If it was possible to replace the aggregate drainage layers with another material providing the same drainage capability (at a vastly reduced volume), it would be possible to build a golf course on as little as 250 -300 mm of imported soil. The Atlantis Drainage Cell System does just that.
A cellular drainage product designed specifically for sub-surface drainage applications, it has a surface void space of more than 60%, and a void volume of more than 85%. Consider this in comparison to aggregate, which provides about 40% of its total volume as void space for drainage and water retention.
The successful Atlantis Ecological Golf Course System provides golf courses with a sustainable, efficient and low maintenance drainage system that maintains playing surface quality of the while managing potential environmental impacts. Because traditional drainage practices don't provide an ecologically sustainable method of water management golf courses are coming under scrutiny by regulatory authorities due to environmental impacts such as nutrient run-off. Traditional methods of drainage only add to the exponential degradation of water quality. To preserve water quality and replenish groundwater resources infiltration principles must be utilised.
The natural principles of drainage inherent in the Atlantis Ecological Golf Course System allows water to immediately infiltrate the ground, eliminating surface run-off and erosion. Initially, a golf course inevitably requires a large tract of land to be almost entirely cleared of vegetation and topsoil, allowing course construction, earth moving and landscaping. Golf course construction process, subsequent turf and grounds maintenance programs significantly increase the potential impact upon waterway pollution.
Damage caused during construction is somewhat alleviated with new landscaping, however damage caused to subsoil layers ultimately limits the infiltration capacity of the entire golf course. To achieve a reversal of the environmental damage it is necessary to account for lost infiltration and reduced groundwater recharge. Infiltration is the process of rainfall soaking into the ground under natural conditions. Efficient infiltration depends greatly on soils, ambient flora conditions and the land-use associated with the area. The Atlantis Ecological Golf Course Systems artificially recreates the natural hydrological infiltration processes.
Two typical methods of golf course construction are the Texas USGA method and the Cambridge sports field system. The Texas USGA method employs a number of horizontal layers of graded aggregate laid over a sub-grade. Drainage pipes are laid in the sub-grade and back-filled with aggregate. Top soils are placed over the aggregate layers with a specific root-zone mix placed prior to placement of turf. Drainage is reasonably efficient, but total topsoil depths of 400 -500 mm must be constructed to provide adequate drainage layers.
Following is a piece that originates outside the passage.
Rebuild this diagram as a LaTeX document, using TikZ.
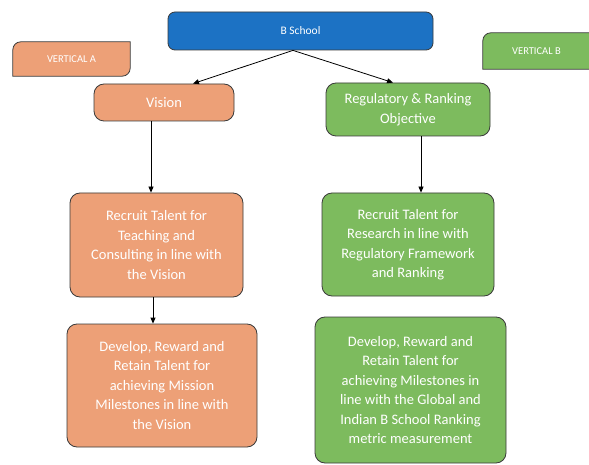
\documentclass[tikz,border=0pt]{standalone}
\usepackage{fontspec}
\setmainfont{Carlito}
\usetikzlibrary{arrows.meta,backgrounds,calc}
\definecolor{borange}{HTML}{EDA077}
\definecolor{bgreen}{HTML}{7DBB5E}
\definecolor{bblue}{HTML}{1C72C4}
\definecolor{bline}{HTML}{3A3A3A}
\tikzset{
  box/.style={draw=bline, line width=0.8pt, rounded corners=10pt, inner sep=0pt,
    align=center, text=white, font=\fontsize{14.5}{19.5}\selectfont},
  obox/.style={box, fill=borange},
  gbox/.style={box, fill=bgreen},
  tagtext/.style={inner sep=0pt, text=white, font=\fontsize{10.5}{12}\selectfont},
  tagshape/.style={draw=bline, line width=0.8pt},
  arr/.style={draw=black, line width=0.8pt, -{Triangle[length=6pt,width=5pt]}}
}
\begin{document}
\begin{tikzpicture}[x=1pt,y=1pt]
\clip (0,0) rectangle (589,464);

\node[box, fill=bblue, rounded corners=7pt, minimum width=265pt, minimum height=38pt,
  font=\fontsize{11.5}{14}\selectfont] (bs) at (300.5,433) {B School};

\node[tagtext, minimum width=117pt, minimum height=34pt] (va) at (71.5,405) {VERTICAL A};
\node[tagtext, minimum width=107pt, minimum height=36pt] (vb) at (536.5,413) {VERTICAL B};
\begin{scope}[on background layer]
  \fill[white] (0,0) rectangle (589,464);
  \path[tagshape, fill=borange] (va.south west) -- ([yshift=-8pt]va.north west)
    arc[start angle=180, end angle=90, radius=8pt] -- (va.north east)
    -- ([yshift=8pt]va.south east) arc[start angle=0, end angle=-90, radius=8pt] -- cycle;
  \path[tagshape, fill=bgreen] (vb.south west) -- ([yshift=-8pt]vb.north west)
    arc[start angle=180, end angle=90, radius=8pt] -- ([xshift=12pt]vb.north east)
    -- ([xshift=12pt]vb.south east) -- cycle;
\end{scope}

\node[obox, minimum width=140pt, minimum height=37pt] (vision) at (164,361.5) {Vision};
\node[gbox, minimum width=164pt, minimum height=53pt] (reg) at (408,354.5)
  {Regulatory \& Ranking\\Objective};

\node[obox, minimum width=173pt, minimum height=104pt] (rl) at (156.5,219)
  {Recruit Talent for\\Teaching and\\Consulting in line with\\the Vision};
\node[gbox, minimum width=172pt, minimum height=103pt] (rr) at (408,219.5)
  {Recruit Talent for\\Research in line with\\Regulatory Framework\\and Ranking};

\node[obox, minimum width=190pt, minimum height=123pt] (dl) at (162,78.5)
  {Develop, Reward and\\Retain Talent for\\achieving Mission\\Milestones in line with\\the Vision};
\node[gbox, minimum width=191pt, minimum height=146pt] (dr) at (410.5,74)
  {Develop, Reward and\\Retain Talent for\\achieving Milestones in\\line with the Global and\\Indian B School Ranking\\metric measurement};

\draw[arr] ([xshift=-7.5pt]bs.south) -- ([xshift=29pt]vision.north);
\draw[arr] ([xshift=-7.5pt]bs.south) -- ([xshift=-15pt]reg.north);
\draw[arr] ([xshift=-13pt]vision.south) -- ([xshift=-13pt]vision.south |- rl.north);
\draw[arr] ([xshift=-3.5pt]rl.south) -- ([xshift=-3.5pt]rl.south |- dl.north);
\draw[arr] ([xshift=13pt]reg.south) -- ([xshift=13pt]reg.south |- rr.north);
\end{tikzpicture}
\end{document}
The Cambridge method involves the use of permeable sand trenches cut into the topsoil and sub-soil that drain to equally spaced drainage pipes laid under a drainage bed of aggregate.These are supplemented with the use of highly permeable topsoils often with limited growing capacity. Vertical drainage is reasonably efficient. Horizontal drainage, however, is poor as the system relies upon lateral movement of water for capture. Water does not flow laterally within a soil to any great extent. It generally travels downward vertically and therefore a horizontal drainage system that can capture all infiltrated water and transport it laterally to other areas will provide the most effective removal of water from the playing surface. The USGA method is such a system, however the large aggregate volume required to provide sufficient drainage makes such a system very costly to construct.
The Atlantis Ecological Golf Course System is constructed of highly permeable drainage systems that encourage instantaneous infiltration of rainfall through the playing surface, efficiently removes excess sub-soil water to recharge groundwater or transfers collected water to other storage areas for reuse.
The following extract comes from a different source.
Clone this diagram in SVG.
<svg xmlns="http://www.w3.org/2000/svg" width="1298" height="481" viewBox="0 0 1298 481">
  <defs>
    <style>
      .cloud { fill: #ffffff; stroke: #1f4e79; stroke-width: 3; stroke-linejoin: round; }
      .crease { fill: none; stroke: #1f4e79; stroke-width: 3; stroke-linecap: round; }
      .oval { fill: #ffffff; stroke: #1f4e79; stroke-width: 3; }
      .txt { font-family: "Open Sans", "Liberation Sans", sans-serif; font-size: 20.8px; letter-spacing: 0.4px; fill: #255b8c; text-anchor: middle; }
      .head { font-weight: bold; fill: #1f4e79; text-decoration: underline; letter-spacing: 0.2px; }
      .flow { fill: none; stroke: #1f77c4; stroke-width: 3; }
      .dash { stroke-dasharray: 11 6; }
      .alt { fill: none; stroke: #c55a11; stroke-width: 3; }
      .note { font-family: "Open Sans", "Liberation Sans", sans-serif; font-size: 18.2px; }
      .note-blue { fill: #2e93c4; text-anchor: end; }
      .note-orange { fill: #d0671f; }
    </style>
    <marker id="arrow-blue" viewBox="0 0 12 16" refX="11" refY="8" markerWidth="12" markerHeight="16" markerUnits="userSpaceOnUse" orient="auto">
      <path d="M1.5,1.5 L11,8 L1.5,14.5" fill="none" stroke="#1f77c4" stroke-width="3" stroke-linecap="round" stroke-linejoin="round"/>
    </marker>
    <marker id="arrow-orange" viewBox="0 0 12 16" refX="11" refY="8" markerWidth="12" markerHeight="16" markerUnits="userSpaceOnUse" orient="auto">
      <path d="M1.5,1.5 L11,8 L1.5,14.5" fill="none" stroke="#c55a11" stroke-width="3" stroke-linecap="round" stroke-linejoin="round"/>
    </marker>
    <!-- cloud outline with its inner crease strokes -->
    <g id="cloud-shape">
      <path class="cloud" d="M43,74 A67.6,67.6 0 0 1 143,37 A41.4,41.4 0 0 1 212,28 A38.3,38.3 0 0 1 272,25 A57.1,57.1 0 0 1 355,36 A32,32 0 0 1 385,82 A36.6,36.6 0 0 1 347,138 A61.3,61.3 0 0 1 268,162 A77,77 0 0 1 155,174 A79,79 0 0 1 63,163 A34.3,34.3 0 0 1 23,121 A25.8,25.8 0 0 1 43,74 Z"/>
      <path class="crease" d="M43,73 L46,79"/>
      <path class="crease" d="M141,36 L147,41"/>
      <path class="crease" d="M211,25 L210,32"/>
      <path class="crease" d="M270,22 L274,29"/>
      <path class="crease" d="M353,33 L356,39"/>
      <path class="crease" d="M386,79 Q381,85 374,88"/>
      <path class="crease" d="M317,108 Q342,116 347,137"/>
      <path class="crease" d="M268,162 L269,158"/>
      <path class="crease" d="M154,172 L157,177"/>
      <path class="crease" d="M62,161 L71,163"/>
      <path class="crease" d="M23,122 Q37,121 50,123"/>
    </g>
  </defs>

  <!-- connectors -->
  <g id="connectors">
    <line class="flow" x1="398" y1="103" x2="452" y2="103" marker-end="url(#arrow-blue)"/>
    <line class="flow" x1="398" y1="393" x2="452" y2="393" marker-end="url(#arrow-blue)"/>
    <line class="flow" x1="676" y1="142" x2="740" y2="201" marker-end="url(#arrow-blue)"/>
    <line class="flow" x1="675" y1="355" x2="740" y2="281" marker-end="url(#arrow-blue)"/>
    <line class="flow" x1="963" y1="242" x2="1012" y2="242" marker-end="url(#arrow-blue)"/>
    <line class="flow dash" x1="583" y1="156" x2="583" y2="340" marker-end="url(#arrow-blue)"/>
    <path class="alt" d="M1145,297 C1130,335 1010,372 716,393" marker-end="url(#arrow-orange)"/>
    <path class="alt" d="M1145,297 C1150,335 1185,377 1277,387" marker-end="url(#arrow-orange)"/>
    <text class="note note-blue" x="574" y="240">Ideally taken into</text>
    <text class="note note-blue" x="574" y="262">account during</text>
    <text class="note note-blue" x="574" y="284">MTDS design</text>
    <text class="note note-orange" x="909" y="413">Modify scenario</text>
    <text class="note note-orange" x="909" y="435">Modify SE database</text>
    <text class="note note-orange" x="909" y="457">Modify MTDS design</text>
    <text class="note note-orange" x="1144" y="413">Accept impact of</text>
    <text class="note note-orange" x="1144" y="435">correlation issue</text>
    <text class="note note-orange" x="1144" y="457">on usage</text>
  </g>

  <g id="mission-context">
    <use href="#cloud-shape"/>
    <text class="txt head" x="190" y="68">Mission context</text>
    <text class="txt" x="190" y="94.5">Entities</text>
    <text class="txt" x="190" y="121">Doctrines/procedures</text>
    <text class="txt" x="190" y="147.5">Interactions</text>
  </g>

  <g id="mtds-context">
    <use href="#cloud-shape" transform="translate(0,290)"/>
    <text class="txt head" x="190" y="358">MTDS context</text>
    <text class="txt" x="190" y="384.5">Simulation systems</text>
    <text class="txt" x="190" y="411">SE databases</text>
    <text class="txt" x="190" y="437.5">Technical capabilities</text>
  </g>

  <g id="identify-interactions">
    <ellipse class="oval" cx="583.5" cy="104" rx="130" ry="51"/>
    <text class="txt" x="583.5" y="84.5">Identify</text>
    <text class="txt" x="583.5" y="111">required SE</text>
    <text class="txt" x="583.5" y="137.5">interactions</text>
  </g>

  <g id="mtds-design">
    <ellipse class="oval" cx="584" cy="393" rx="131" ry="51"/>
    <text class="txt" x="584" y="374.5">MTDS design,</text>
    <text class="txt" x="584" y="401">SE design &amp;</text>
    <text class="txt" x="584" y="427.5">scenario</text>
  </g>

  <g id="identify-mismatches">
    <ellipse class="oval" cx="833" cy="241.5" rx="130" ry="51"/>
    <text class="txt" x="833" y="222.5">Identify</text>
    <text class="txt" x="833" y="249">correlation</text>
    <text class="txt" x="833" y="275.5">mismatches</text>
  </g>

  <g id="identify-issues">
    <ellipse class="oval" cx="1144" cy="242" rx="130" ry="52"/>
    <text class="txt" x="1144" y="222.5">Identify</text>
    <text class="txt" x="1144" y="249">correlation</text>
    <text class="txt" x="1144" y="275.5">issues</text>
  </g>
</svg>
The Atlantis Drainage Cell System is a sub-surface system of cellular, horizontal drainage layers and permeable under-drains. Separated from top soils by a hydrophilic geotextile, the Atlantis Drainage Cell system recreates natural drainage processes in the form of artificial aquifers (groundwater bodies). The natural hydrology principles inherent in the Atlantis Drainage Cell System successfully recreate natural conditions to achieve successful drainage in golf-course environment. The result is maintenance of consistent playing conditions and the preservation of water quality and the environment.